- Set problem: Repeat every line of the data exactly, but not the pictures.

- Source data:
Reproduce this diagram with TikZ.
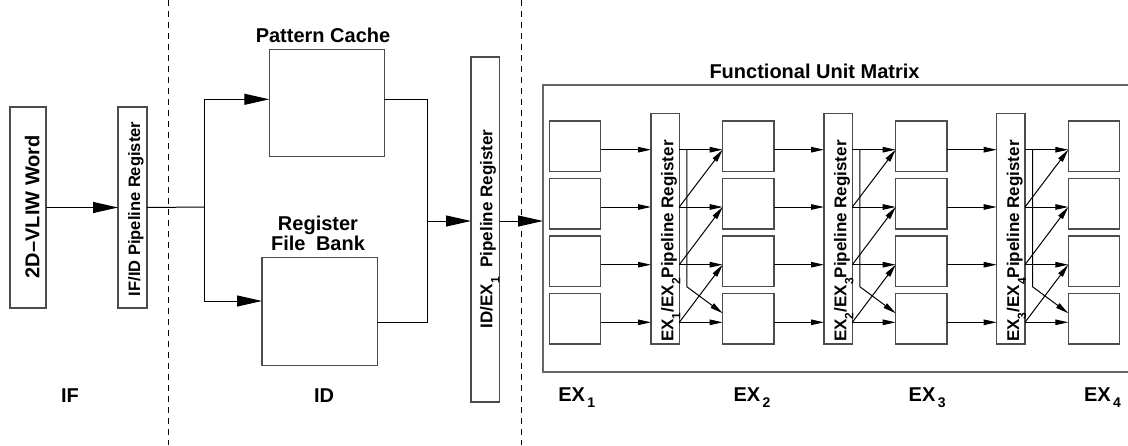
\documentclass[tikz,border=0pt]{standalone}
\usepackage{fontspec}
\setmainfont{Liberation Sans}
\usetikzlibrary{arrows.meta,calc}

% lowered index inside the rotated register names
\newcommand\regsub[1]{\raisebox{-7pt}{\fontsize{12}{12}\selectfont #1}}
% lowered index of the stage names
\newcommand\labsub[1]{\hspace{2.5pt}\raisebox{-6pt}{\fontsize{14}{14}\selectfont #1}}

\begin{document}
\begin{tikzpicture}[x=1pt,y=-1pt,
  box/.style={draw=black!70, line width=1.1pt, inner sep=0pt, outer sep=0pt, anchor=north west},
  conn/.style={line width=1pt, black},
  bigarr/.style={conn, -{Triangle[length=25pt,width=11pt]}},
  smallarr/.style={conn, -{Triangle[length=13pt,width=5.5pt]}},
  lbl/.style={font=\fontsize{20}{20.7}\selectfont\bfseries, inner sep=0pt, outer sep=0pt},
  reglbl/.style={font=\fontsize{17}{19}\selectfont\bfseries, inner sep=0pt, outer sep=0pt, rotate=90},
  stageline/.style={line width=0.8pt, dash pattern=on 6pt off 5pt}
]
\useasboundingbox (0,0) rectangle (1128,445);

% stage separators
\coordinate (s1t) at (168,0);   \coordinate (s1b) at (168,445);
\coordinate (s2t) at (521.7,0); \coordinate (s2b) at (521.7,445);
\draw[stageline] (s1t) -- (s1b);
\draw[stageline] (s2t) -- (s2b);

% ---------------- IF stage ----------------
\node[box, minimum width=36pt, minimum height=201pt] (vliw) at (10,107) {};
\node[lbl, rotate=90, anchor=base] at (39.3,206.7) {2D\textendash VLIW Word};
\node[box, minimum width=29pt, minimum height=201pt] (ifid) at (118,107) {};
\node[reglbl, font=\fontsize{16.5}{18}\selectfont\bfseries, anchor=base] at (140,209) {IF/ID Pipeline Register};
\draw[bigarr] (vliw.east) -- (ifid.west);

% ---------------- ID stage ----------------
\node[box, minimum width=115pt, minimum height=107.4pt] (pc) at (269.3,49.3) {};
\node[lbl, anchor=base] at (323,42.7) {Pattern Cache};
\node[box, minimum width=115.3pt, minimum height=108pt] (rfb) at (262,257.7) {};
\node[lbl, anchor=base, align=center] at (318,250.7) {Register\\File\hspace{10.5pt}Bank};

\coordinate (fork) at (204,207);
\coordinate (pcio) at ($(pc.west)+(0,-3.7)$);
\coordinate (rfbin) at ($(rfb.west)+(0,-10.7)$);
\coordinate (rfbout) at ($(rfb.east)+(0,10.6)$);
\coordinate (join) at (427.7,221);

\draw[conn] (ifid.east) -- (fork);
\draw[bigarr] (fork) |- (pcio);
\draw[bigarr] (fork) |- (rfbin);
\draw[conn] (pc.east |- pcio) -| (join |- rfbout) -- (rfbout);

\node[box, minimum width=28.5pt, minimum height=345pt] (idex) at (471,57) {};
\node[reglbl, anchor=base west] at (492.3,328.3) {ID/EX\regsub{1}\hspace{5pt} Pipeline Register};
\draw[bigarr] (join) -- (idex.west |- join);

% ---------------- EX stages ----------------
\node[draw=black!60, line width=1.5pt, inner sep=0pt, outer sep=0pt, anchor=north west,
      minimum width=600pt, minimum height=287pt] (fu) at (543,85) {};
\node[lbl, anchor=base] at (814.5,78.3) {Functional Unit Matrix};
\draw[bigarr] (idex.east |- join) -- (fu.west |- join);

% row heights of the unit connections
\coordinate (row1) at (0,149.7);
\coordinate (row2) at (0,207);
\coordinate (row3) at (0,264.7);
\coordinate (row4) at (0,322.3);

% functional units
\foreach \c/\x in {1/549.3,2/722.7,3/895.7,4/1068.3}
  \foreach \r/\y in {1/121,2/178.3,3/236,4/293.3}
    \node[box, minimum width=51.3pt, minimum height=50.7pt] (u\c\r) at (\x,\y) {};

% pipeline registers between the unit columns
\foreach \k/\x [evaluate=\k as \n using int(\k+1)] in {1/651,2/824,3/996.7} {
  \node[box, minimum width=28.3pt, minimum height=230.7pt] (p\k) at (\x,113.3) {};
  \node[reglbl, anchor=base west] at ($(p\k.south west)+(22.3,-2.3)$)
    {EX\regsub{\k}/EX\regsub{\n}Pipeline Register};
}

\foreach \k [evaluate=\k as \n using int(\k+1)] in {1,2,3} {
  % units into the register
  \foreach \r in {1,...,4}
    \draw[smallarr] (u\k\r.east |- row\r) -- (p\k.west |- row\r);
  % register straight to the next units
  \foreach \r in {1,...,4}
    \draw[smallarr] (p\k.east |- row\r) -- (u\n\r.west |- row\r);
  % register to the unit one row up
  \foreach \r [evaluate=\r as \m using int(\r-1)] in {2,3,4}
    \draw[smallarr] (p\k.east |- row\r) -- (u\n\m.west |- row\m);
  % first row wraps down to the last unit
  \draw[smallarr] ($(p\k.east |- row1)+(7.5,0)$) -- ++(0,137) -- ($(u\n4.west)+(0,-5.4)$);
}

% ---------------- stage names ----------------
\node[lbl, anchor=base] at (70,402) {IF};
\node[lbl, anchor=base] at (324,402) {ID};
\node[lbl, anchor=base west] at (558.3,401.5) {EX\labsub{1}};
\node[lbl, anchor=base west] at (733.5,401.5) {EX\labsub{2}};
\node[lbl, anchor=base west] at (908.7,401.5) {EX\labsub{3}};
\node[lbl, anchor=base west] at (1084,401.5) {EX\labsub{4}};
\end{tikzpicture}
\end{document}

- Written answer:
Reproduce this diagram with TikZ.
\documentclass[tikz,border=0pt]{standalone}
\usepackage{fontspec}
\setmainfont{Liberation Sans}
\usetikzlibrary{arrows.meta,calc}

% lowered index inside the rotated register names
\newcommand\regsub[1]{\raisebox{-7pt}{\fontsize{12}{12}\selectfont #1}}
% lowered index of the stage names
\newcommand\labsub[1]{\hspace{2.5pt}\raisebox{-6pt}{\fontsize{14}{14}\selectfont #1}}

\begin{document}
\begin{tikzpicture}[x=1pt,y=-1pt,
  box/.style={draw=black!70, line width=1.1pt, inner sep=0pt, outer sep=0pt, anchor=north west},
  conn/.style={line width=1pt, black},
  bigarr/.style={conn, -{Triangle[length=25pt,width=11pt]}},
  smallarr/.style={conn, -{Triangle[length=13pt,width=5.5pt]}},
  lbl/.style={font=\fontsize{20}{20.7}\selectfont\bfseries, inner sep=0pt, outer sep=0pt},
  reglbl/.style={font=\fontsize{17}{19}\selectfont\bfseries, inner sep=0pt, outer sep=0pt, rotate=90},
  stageline/.style={line width=0.8pt, dash pattern=on 6pt off 5pt}
]
\useasboundingbox (0,0) rectangle (1128,445);

% stage separators
\coordinate (s1t) at (168,0);   \coordinate (s1b) at (168,445);
\coordinate (s2t) at (521.7,0); \coordinate (s2b) at (521.7,445);
\draw[stageline] (s1t) -- (s1b);
\draw[stageline] (s2t) -- (s2b);

% ---------------- IF stage ----------------
\node[box, minimum width=36pt, minimum height=201pt] (vliw) at (10,107) {};
\node[lbl, rotate=90, anchor=base] at (39.3,206.7) {2D\textendash VLIW Word};
\node[box, minimum width=29pt, minimum height=201pt] (ifid) at (118,107) {};
\node[reglbl, font=\fontsize{16.5}{18}\selectfont\bfseries, anchor=base] at (140,209) {IF/ID Pipeline Register};
\draw[bigarr] (vliw.east) -- (ifid.west);

% ---------------- ID stage ----------------
\node[box, minimum width=115pt, minimum height=107.4pt] (pc) at (269.3,49.3) {};
\node[lbl, anchor=base] at (323,42.7) {Pattern Cache};
\node[box, minimum width=115.3pt, minimum height=108pt] (rfb) at (262,257.7) {};
\node[lbl, anchor=base, align=center] at (318,250.7) {Register\\File\hspace{10.5pt}Bank};

\coordinate (fork) at (204,207);
\coordinate (pcio) at ($(pc.west)+(0,-3.7)$);
\coordinate (rfbin) at ($(rfb.west)+(0,-10.7)$);
\coordinate (rfbout) at ($(rfb.east)+(0,10.6)$);
\coordinate (join) at (427.7,221);

\draw[conn] (ifid.east) -- (fork);
\draw[bigarr] (fork) |- (pcio);
\draw[bigarr] (fork) |- (rfbin);
\draw[conn] (pc.east |- pcio) -| (join |- rfbout) -- (rfbout);

\node[box, minimum width=28.5pt, minimum height=345pt] (idex) at (471,57) {};
\node[reglbl, anchor=base west] at (492.3,328.3) {ID/EX\regsub{1}\hspace{5pt} Pipeline Register};
\draw[bigarr] (join) -- (idex.west |- join);

% ---------------- EX stages ----------------
\node[draw=black!60, line width=1.5pt, inner sep=0pt, outer sep=0pt, anchor=north west,
      minimum width=600pt, minimum height=287pt] (fu) at (543,85) {};
\node[lbl, anchor=base] at (814.5,78.3) {Functional Unit Matrix};
\draw[bigarr] (idex.east |- join) -- (fu.west |- join);

% row heights of the unit connections
\coordinate (row1) at (0,149.7);
\coordinate (row2) at (0,207);
\coordinate (row3) at (0,264.7);
\coordinate (row4) at (0,322.3);

% functional units
\foreach \c/\x in {1/549.3,2/722.7,3/895.7,4/1068.3}
  \foreach \r/\y in {1/121,2/178.3,3/236,4/293.3}
    \node[box, minimum width=51.3pt, minimum height=50.7pt] (u\c\r) at (\x,\y) {};

% pipeline registers between the unit columns
\foreach \k/\x [evaluate=\k as \n using int(\k+1)] in {1/651,2/824,3/996.7} {
  \node[box, minimum width=28.3pt, minimum height=230.7pt] (p\k) at (\x,113.3) {};
  \node[reglbl, anchor=base west] at ($(p\k.south west)+(22.3,-2.3)$)
    {EX\regsub{\k}/EX\regsub{\n}Pipeline Register};
}

\foreach \k [evaluate=\k as \n using int(\k+1)] in {1,2,3} {
  % units into the register
  \foreach \r in {1,...,4}
    \draw[smallarr] (u\k\r.east |- row\r) -- (p\k.west |- row\r);
  % register straight to the next units
  \foreach \r in {1,...,4}
    \draw[smallarr] (p\k.east |- row\r) -- (u\n\r.west |- row\r);
  % register to the unit one row up
  \foreach \r [evaluate=\r as \m using int(\r-1)] in {2,3,4}
    \draw[smallarr] (p\k.east |- row\r) -- (u\n\m.west |- row\m);
  % first row wraps down to the last unit
  \draw[smallarr] ($(p\k.east |- row1)+(7.5,0)$) -- ++(0,137) -- ($(u\n4.west)+(0,-5.4)$);
}

% ---------------- stage names ----------------
\node[lbl, anchor=base] at (70,402) {IF};
\node[lbl, anchor=base] at (324,402) {ID};
\node[lbl, anchor=base west] at (558.3,401.5) {EX\labsub{1}};
\node[lbl, anchor=base west] at (733.5,401.5) {EX\labsub{2}};
\node[lbl, anchor=base west] at (908.7,401.5) {EX\labsub{3}};
\node[lbl, anchor=base west] at (1084,401.5) {EX\labsub{4}};
\end{tikzpicture}
\end{document}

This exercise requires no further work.